A esta luz, o Fédon seria um diálogo preparatório da filosofia de Platão, isto é, da marcha que o pensamento pessoal do filósofo empreendera no sentido de ultrapassar o ensino de Sócrates.

Desde então, com critérios diversos, extrínsecos, internos, filológicos e estilométricos, jamais cessou o esforço no sentido de se delimitarem as zonas do pensamento socrático e do pensamento platónico, e consequentemente, para empregar adjetivos tornados famosos pelo paroxismo da exegese crítica, o intento de separar o Sócrates «verdadeiro» do Sócrates «falso», e de se discriminar na expressão do pensamento de Platão a sigla socrática da marca original. Demais, seriando e ordenando os diálogos, Schleiermacher legara ainda o árduo problema de saber se a obra de Platão é suscetível de uma construção sistemática, ou se, pelo contrário, cada escrito só consente que se lhe considere a autonomia e peculiaridade irredutíveis.

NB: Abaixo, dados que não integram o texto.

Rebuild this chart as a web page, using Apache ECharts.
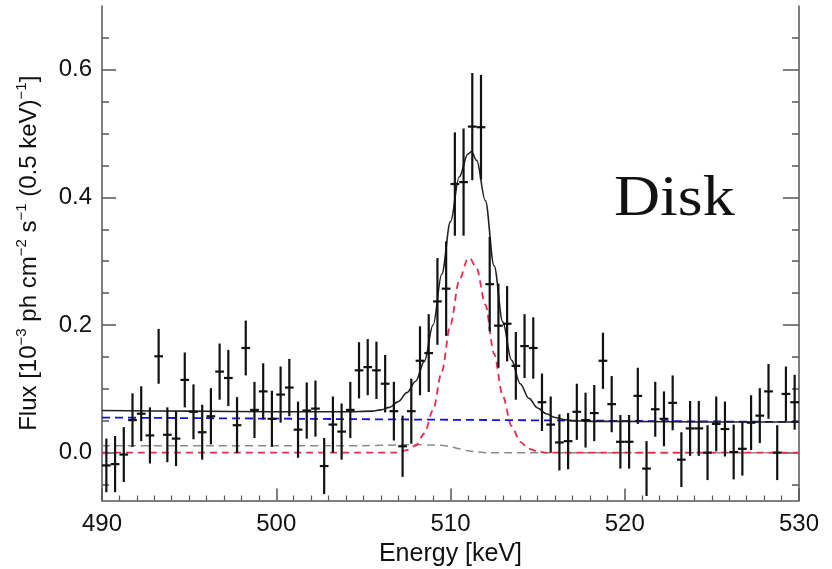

O que a erudição e a sagacidade alcançaram neste domínio é hoje vastíssimo e complexo — tão vasto e complexo que só a difícil competência de alguns dotes naturais e de certos recursos especializados permite a entrada em tão densa floresta de factos controvertíveis, de aporias insolúveis, de juízos antagónicos, de opiniões dubitáveis.

Pelo que ao Fédon importa, não faltam, com efeito, as mais divergentes interpretações e pontos de vista. Começam, palidamente, no objetivo supremo do diálogo, e afirmam-se com vigor invencível, no que respeita à historicidade do acontecimento que ele narra e à atribuição da autoria das ideias que defende.

A opinião antiga, de todos os tempos, e que é a do leitor despretensioso, vê nele a justificação racional da crença na imortalidade. Com ser antiga e dominante não quer dizer que seja única, pois há quem nele leia o relato histórico da morte de Sócrates, a tragédia poética anunciada no final do Banquete (223 D), a imagem do que deve ser o verdadeiro filósofo, e ainda quem nele encontre digno de especial atenção o facto de «conter a substanciação teorética da primeira teoria lógica de Platão». A parcela de verdade que estas opiniões possivelmente contêm em nada diminui o claro predomínio do tema da imortalidade como assunto dominante da conversão.